Pick out the lines below with "diagram" and list them.

* start PROVIDED DATA *

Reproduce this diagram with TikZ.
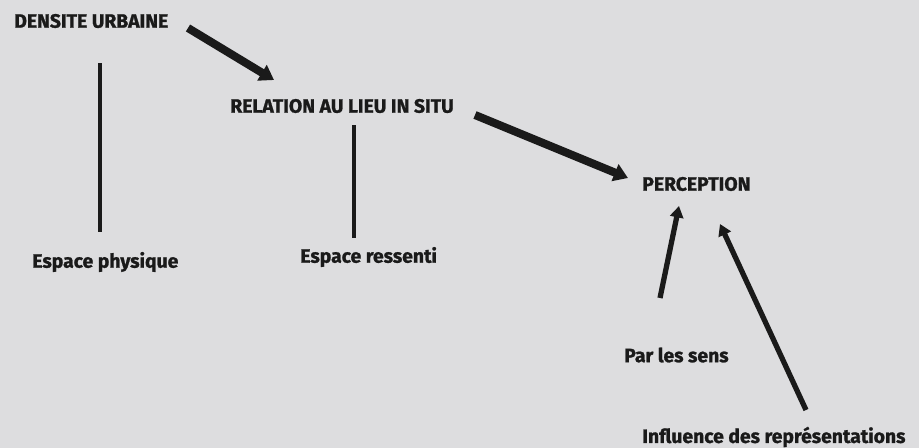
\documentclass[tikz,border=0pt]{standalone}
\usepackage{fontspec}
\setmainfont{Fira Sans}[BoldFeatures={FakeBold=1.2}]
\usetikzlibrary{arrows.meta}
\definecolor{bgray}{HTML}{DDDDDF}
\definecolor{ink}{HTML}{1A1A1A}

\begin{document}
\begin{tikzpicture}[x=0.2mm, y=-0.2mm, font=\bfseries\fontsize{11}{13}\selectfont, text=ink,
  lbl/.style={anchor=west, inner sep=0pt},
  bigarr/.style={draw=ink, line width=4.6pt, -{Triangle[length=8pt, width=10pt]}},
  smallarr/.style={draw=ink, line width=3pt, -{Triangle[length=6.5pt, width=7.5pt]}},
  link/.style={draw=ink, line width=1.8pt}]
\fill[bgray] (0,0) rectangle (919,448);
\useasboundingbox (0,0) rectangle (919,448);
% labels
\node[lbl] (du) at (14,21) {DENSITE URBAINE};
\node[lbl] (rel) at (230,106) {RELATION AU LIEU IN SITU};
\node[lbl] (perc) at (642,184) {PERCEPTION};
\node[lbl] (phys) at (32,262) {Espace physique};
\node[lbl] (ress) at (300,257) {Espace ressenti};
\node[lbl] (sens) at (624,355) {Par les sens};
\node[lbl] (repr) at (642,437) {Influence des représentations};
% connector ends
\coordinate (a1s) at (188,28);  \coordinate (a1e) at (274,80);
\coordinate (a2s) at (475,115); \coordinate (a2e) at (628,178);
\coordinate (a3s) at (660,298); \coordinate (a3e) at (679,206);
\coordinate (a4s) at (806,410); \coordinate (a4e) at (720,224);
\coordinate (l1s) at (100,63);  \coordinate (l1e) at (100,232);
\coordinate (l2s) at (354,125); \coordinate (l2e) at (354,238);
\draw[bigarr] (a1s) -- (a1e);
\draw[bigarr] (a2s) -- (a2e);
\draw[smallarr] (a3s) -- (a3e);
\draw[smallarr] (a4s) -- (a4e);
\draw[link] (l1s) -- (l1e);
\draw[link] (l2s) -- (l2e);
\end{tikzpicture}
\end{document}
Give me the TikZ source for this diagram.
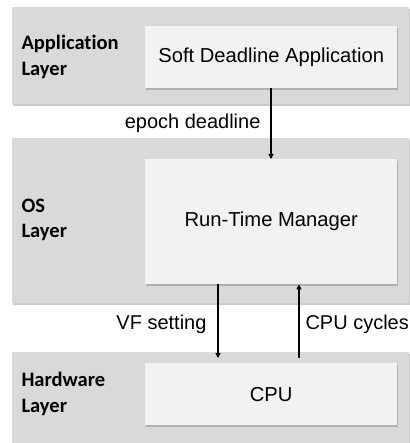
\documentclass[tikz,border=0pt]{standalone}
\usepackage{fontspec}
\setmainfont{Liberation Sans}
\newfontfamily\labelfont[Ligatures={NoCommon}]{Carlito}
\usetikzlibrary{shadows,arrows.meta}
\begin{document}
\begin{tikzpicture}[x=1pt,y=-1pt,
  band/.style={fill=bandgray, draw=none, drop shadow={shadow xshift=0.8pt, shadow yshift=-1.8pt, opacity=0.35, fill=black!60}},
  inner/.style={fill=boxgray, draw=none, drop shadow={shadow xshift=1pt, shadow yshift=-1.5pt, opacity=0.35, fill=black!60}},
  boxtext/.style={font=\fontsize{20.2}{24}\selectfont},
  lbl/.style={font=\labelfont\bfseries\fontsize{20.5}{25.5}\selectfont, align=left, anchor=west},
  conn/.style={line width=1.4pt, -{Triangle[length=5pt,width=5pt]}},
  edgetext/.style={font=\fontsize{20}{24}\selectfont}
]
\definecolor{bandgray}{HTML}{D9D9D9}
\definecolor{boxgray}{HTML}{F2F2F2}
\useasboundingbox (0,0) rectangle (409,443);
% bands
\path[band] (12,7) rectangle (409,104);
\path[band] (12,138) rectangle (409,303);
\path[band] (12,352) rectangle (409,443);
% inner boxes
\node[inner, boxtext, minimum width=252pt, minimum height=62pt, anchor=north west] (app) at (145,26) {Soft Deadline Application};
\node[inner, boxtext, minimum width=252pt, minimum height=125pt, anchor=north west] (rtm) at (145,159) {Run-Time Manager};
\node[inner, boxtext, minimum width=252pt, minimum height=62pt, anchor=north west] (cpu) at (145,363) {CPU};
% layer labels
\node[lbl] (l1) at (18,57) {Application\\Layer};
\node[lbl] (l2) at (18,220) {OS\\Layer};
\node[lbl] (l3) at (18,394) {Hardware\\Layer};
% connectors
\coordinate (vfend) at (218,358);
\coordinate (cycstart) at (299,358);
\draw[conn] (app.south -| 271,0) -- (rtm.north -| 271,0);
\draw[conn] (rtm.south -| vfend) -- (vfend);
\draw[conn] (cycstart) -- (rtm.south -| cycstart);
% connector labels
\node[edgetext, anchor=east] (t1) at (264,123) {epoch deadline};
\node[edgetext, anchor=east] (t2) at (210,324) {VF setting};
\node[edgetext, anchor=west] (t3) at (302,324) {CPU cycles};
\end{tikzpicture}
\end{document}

* end PROVIDED DATA *

▶ **TASK ANSWER**:
Reproduce this diagram with TikZ.
Give me the TikZ source for this diagram.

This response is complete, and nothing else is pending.